Susan (1831 - 1889) and Milton Wright (1828 - 1917) had five other children in addition to Wilbur and Orville... Reuchlin (1861 - 1920), Lorin (1862 - 1939), Katharine (1874 - 1929) and twins, Ida and Otis, who died soon after birth in 1870. Of these, perhaps the most well-known is Katharine, holder of a teaching degree from Oberlin College, who was a vital part of much of the swirl around the activities of Wilbur and Orville. She made certain that Wilbur had decent clothes (mostly Orville's) to wear when he gave speeches, she encouraged them both, advocated on behalf of their aerial experimentation to the patriarch of the Wright family, Bishop Milton Wright, attended to the running of the Wright home after the death of their Mother and she handled the affairs of the Wright Cycle Company when Orville and Wilbur were away experimenting. She nursed Orville back to health after the disastrous accident during September of 1908 at Fort Myer, Virginia, and traveled with him when he went to join Wilbur in France. While in Europe, it was noted, she charmed all who met her, royalty included. She became a board member of The Wright Company in 1912 after Wilbur's death, and she lived with Orville, looking after his domestic needs and helping him to socialize with extended family and visitors.
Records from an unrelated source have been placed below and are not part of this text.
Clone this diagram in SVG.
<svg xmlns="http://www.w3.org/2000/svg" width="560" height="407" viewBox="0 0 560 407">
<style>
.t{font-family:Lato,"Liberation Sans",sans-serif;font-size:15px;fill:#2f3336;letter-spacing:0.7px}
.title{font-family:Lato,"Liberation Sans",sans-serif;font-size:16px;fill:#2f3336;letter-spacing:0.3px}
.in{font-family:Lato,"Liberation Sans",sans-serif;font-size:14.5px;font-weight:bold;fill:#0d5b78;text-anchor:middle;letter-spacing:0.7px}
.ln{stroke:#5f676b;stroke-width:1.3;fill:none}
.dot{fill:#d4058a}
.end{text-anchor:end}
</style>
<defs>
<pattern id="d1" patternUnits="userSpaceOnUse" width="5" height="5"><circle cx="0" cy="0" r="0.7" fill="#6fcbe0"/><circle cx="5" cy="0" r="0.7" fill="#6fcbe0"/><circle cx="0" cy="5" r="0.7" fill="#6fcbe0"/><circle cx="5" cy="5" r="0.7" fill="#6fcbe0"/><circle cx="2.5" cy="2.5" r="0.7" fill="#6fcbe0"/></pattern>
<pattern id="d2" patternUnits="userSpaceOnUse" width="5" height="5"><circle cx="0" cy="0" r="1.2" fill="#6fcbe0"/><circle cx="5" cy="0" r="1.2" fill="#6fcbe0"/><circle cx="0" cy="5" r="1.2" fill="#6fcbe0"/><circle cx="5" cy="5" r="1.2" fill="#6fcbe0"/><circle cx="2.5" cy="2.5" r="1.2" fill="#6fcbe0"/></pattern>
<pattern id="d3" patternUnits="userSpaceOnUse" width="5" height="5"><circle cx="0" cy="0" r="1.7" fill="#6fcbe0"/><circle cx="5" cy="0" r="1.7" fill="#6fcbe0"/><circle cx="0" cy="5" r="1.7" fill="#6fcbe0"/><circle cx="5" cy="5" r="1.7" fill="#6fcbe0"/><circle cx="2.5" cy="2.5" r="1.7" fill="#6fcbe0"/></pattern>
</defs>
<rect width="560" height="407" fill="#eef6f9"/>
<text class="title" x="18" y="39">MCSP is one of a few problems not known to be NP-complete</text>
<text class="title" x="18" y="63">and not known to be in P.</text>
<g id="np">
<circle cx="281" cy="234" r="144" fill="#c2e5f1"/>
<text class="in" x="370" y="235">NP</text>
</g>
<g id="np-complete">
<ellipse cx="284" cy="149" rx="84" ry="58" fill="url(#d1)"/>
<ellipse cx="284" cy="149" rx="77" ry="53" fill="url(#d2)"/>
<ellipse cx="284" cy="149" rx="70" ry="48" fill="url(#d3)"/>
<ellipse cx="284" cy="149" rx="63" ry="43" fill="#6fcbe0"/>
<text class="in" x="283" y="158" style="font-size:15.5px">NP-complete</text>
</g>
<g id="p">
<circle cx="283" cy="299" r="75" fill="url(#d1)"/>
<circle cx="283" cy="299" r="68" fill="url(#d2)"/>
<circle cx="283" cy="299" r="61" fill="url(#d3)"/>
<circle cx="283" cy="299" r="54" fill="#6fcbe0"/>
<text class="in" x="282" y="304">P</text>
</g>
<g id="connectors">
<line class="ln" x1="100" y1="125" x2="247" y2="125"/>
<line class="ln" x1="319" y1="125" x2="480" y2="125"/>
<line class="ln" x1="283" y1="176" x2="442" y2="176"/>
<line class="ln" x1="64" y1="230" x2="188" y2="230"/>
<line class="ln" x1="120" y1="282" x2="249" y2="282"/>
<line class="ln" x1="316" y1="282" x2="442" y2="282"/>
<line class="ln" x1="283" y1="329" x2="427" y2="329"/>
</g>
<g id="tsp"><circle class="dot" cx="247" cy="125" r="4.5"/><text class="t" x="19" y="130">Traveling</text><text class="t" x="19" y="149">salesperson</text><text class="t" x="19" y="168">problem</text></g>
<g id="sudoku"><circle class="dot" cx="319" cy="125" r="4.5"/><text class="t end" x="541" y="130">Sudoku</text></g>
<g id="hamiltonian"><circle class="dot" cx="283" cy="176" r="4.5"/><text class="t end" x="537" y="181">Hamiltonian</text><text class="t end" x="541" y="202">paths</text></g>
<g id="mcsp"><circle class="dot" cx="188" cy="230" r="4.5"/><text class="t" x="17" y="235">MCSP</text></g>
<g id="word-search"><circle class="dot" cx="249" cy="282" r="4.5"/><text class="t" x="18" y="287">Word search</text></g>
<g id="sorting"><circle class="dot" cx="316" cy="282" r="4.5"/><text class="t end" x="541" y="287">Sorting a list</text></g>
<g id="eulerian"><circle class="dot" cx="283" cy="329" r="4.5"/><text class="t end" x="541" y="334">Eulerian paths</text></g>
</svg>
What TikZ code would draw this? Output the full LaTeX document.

After Wilbur's death, she sacrificed much of her personal life and dreams to the considerable needs of Orville. Quite unexpectedly, she married in 1926, an act which Orville viewed as a complete betrayal. The resulting breach was deep and profound. To his considerable discredit, Orville refused all entreaties from his devoted and self-sacrificing sister and refused any contact until, apparently, immediately before her death in 1929. According to Katharine's husband, Orville came to her bedside and Katharine was asked if she recognized her brother. She answered that, of course, she did. There was, apparently, no discussion and no spoken reconciliation between them.
While a few accounts have sought to exaggerate her participation in the aerial experimentation of her brothers, more often her considerable contributions have been minimized or even purposefully overlooked. Some of this stems from the bitterness and even hostility with which Orville came to treat her after she married and left him to himself in 1926. While she didn't sew the fabric covering for the Wright Flyer (as some stories have told it), and she probably didn't help with mathematical computations (although she was fluent in math), she did 'mind the store' both figuratively and literally, and she almost certainly gave assistance to Orville as he penned a few articles, perhaps even to the extent of meriting a note of co-authorship, recognition which she never sought. While it is difficult, perhaps, nearly impossible, to state with a high degree of certainty, after reading and reviewing much of the remaining record about the relationship between Katharine and her more famous brothers, the impression left is that she had by far the most well-developed personality and character. It is quite clear that without her, both Orville and Wilbur (most especially Orville) would have had a much more difficult time succeeding in their aerial endeavors.
Lorin Wright is most well-known for his espionage (as "W. L. Oren") against Glenn Hammond Curtiss in Hammondsport, New York, during June of 1915. His "mission" was to document the trials of the much-rebuilt and modified Langley Large Aerodrome which Glenn Curtiss conducted under contract to the Smithsonian Institution. He attempted to take photographs but was foiled by a Curtiss partisan who seized the exposed film. He also took note of various details of Curtiss Hydroaeroplanes, Biplanes and Flying Boats. In 1900, while Wilbur and Orville were in North Carolina, Lorin assisted Katharine in the operation of the Wright Cycle Company. During October of 1902 Lorin was in camp with Wilbur and Orville near Kill Devil Hill, North Carolina, when they were testing their 1902 Wright Glider. While he remained on the periphery of the aerial experimentation, Lorin did assist his brothers in their work when needed. In 1929 Lorin persuaded Orville to visit their sister, Katharine, when she was dying of pneumonia, at least that seems to have happened. Lorin married and had four children.
Reuchlin Wright left Dayton, Ohio, in 1889 for Kansas City, Kansas, where he led a life distinctly separate from that of his brothers and sister in Dayton, Ohio. Reuchlin (nicknamed "Reuch" - pronounced "Roosh") apparently never enjoyed any great success in any of his endeavors, working for a while as a bookkeeper, a railroad agent, and later as a farmer. He married and had four children.